Count every line of the listing where the string "this" occurs, and reply with the count alone.
-- Start Data supplied --
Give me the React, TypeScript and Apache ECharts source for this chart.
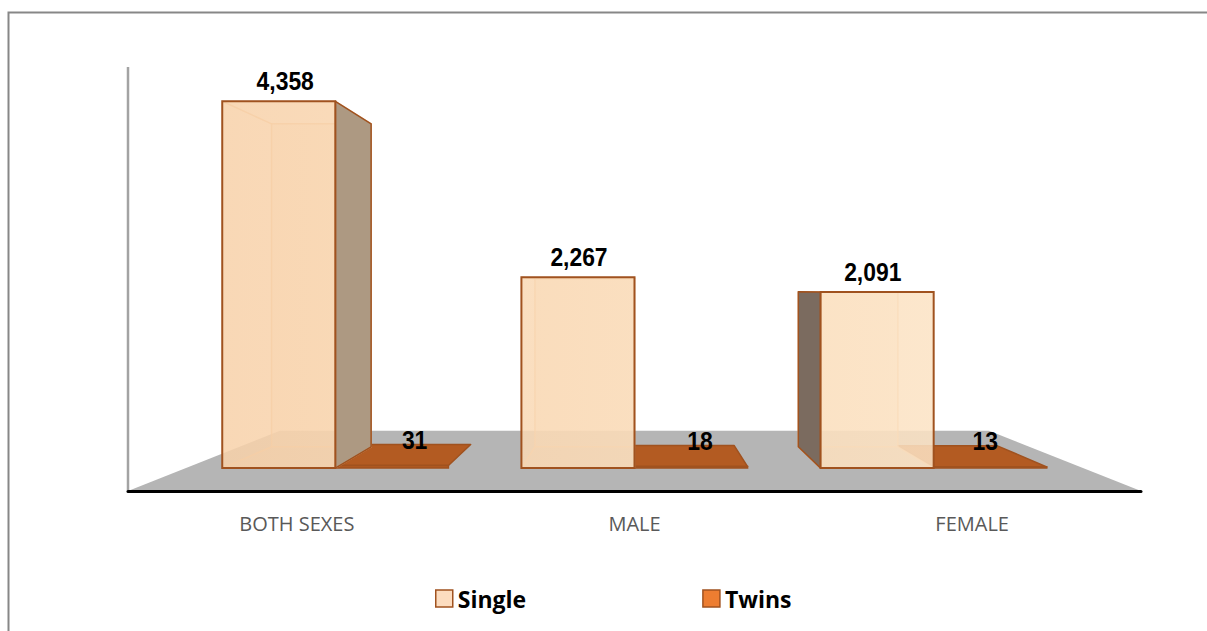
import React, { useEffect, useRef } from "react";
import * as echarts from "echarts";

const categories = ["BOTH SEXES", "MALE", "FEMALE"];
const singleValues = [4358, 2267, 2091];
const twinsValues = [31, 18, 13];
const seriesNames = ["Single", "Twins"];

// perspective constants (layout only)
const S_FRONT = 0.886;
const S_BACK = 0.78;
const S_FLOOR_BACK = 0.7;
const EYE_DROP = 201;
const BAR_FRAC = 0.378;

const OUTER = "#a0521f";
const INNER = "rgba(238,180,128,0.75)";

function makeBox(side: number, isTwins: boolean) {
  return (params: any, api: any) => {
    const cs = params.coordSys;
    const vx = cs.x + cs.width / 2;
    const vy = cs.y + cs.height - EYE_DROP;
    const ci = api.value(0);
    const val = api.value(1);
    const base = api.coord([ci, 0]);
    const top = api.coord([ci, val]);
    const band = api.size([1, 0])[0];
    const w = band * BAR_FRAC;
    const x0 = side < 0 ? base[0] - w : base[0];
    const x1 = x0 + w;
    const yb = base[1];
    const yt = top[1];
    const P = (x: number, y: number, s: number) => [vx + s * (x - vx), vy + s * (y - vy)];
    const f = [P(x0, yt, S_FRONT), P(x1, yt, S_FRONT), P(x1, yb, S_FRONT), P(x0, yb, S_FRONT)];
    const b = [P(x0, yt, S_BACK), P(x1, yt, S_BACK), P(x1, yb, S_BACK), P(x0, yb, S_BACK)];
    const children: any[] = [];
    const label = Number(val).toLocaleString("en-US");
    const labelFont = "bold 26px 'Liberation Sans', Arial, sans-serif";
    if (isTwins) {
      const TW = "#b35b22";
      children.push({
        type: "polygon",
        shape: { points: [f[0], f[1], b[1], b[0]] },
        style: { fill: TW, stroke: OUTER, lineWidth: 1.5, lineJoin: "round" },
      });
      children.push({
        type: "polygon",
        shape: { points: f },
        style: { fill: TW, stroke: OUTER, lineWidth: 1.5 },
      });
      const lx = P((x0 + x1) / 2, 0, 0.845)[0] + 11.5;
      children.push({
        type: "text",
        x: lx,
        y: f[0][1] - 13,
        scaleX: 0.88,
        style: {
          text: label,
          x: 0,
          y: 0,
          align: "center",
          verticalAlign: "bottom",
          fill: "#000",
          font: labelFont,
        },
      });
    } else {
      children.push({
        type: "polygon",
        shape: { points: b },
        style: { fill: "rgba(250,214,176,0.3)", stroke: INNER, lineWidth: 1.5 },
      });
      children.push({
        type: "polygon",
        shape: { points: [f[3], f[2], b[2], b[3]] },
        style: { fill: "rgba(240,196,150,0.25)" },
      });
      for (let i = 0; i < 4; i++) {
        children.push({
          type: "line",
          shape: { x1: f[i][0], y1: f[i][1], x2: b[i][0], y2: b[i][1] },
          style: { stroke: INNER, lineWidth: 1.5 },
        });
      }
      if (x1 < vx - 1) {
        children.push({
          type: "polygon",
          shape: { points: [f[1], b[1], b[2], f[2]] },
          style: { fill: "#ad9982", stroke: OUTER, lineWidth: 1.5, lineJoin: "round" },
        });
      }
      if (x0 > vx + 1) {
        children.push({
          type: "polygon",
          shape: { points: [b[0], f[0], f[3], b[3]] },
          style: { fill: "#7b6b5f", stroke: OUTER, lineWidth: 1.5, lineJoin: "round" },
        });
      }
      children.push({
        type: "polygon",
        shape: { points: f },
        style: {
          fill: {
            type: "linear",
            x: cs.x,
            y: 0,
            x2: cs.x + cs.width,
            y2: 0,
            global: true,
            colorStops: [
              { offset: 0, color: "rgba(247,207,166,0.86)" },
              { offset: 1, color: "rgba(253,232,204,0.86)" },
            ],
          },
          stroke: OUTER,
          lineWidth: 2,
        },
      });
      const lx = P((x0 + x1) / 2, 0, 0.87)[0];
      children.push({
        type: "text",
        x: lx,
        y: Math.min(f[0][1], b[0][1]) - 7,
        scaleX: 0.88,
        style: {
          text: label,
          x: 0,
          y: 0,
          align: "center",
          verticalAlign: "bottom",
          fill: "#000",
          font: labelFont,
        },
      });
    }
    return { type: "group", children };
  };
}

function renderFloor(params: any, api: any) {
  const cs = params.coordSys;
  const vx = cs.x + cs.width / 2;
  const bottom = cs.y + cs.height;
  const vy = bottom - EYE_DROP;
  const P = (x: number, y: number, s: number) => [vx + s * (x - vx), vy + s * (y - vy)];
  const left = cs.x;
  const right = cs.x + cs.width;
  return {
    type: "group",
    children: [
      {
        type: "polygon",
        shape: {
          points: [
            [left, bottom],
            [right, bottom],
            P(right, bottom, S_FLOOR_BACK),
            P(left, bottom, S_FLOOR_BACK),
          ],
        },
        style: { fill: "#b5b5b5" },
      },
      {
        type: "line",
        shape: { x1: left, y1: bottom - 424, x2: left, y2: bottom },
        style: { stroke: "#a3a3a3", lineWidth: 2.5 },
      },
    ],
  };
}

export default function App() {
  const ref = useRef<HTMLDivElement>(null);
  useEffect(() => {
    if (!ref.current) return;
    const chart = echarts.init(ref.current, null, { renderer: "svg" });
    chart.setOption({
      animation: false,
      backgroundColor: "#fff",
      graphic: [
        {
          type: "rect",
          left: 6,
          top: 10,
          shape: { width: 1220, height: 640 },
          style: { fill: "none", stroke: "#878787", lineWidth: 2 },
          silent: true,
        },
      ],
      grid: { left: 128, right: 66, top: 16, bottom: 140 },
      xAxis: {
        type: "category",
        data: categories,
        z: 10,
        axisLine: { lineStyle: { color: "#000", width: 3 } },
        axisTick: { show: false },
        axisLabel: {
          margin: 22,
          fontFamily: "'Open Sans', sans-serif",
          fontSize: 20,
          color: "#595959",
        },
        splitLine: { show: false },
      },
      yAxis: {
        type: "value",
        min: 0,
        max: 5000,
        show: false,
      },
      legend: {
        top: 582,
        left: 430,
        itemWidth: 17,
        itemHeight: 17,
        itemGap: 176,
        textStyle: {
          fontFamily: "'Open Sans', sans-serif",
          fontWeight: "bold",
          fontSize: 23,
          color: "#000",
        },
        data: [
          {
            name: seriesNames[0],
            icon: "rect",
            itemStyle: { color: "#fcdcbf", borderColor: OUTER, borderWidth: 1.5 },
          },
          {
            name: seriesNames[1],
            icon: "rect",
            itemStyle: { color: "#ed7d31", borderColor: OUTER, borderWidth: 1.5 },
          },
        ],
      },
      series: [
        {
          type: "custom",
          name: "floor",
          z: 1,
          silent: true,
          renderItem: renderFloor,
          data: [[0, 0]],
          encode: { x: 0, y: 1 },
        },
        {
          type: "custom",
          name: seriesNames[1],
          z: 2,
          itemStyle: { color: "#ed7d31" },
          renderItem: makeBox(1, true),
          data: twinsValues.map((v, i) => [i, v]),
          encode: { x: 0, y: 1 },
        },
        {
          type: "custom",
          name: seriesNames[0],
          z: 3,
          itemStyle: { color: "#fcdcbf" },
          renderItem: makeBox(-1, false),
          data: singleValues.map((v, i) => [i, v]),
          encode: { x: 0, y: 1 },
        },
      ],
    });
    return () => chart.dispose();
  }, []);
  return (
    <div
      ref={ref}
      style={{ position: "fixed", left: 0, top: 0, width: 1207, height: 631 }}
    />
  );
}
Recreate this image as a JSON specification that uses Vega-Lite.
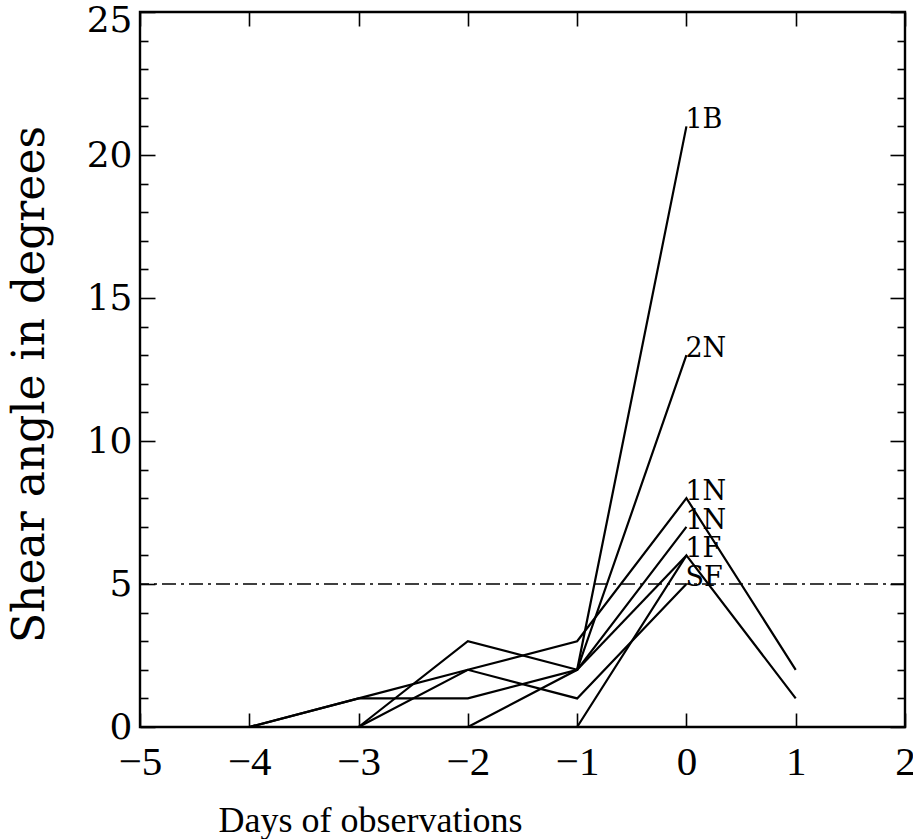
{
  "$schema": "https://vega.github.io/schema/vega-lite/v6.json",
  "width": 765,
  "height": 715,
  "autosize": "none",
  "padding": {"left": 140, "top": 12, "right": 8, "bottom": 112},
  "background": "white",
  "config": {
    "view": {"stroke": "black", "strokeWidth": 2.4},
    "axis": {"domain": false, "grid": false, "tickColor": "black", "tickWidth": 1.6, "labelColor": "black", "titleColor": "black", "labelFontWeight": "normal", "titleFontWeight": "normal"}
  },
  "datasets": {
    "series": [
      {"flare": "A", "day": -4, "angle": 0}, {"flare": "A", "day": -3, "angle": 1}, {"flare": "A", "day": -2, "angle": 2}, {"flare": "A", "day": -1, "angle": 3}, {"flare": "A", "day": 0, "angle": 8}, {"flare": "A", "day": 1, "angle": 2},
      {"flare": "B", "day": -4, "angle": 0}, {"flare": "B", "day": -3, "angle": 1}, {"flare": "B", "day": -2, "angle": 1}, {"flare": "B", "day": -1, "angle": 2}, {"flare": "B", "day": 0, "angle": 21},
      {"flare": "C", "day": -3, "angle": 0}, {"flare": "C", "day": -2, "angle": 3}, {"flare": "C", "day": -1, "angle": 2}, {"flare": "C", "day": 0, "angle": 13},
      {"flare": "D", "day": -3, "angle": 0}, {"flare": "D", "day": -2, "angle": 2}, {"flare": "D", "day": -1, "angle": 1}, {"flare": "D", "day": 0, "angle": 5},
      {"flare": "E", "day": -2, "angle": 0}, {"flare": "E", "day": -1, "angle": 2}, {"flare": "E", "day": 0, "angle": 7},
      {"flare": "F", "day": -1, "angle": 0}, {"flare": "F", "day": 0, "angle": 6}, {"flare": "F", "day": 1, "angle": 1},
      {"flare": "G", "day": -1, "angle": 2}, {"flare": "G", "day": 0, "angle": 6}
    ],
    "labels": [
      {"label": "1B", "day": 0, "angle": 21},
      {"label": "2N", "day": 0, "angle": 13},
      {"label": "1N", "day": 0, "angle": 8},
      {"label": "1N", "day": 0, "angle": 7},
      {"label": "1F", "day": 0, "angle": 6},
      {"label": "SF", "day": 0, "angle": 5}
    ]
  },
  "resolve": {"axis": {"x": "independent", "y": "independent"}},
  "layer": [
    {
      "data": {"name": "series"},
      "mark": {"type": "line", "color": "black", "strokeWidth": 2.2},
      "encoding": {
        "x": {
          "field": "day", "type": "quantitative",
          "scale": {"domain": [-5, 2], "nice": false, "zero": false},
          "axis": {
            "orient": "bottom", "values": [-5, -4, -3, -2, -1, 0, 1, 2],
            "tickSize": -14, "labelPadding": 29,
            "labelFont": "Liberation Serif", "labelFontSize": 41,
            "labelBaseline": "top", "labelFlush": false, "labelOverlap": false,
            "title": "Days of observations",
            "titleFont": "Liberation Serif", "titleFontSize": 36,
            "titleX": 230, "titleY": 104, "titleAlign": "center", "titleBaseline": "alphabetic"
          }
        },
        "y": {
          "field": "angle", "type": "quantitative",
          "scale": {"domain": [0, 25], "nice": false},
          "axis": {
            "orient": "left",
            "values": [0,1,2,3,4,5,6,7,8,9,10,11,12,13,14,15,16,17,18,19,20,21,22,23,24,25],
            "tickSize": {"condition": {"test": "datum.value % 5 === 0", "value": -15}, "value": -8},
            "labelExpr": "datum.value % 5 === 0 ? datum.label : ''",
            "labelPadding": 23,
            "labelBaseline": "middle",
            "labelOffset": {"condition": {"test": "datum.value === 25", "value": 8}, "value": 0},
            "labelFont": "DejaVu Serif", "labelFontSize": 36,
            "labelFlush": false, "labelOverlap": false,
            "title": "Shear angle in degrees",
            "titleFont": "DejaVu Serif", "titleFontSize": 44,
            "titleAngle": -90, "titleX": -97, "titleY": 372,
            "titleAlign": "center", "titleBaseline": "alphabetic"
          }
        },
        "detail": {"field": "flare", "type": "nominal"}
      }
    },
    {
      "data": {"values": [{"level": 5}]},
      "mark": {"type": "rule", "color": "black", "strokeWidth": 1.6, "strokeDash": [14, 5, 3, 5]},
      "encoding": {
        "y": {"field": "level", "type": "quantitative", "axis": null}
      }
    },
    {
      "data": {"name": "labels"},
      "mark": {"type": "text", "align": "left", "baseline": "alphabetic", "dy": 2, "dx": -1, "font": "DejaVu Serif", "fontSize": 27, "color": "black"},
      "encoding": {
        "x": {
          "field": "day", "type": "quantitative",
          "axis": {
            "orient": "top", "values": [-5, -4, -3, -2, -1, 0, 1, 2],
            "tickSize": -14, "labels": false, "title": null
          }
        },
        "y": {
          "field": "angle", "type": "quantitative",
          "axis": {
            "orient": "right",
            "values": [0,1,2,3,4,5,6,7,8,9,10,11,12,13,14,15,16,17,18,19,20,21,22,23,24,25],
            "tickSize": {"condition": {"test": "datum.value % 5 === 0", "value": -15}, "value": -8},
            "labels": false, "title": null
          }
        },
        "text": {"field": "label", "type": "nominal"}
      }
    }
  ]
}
-- End Data supplied --
- Full output -
2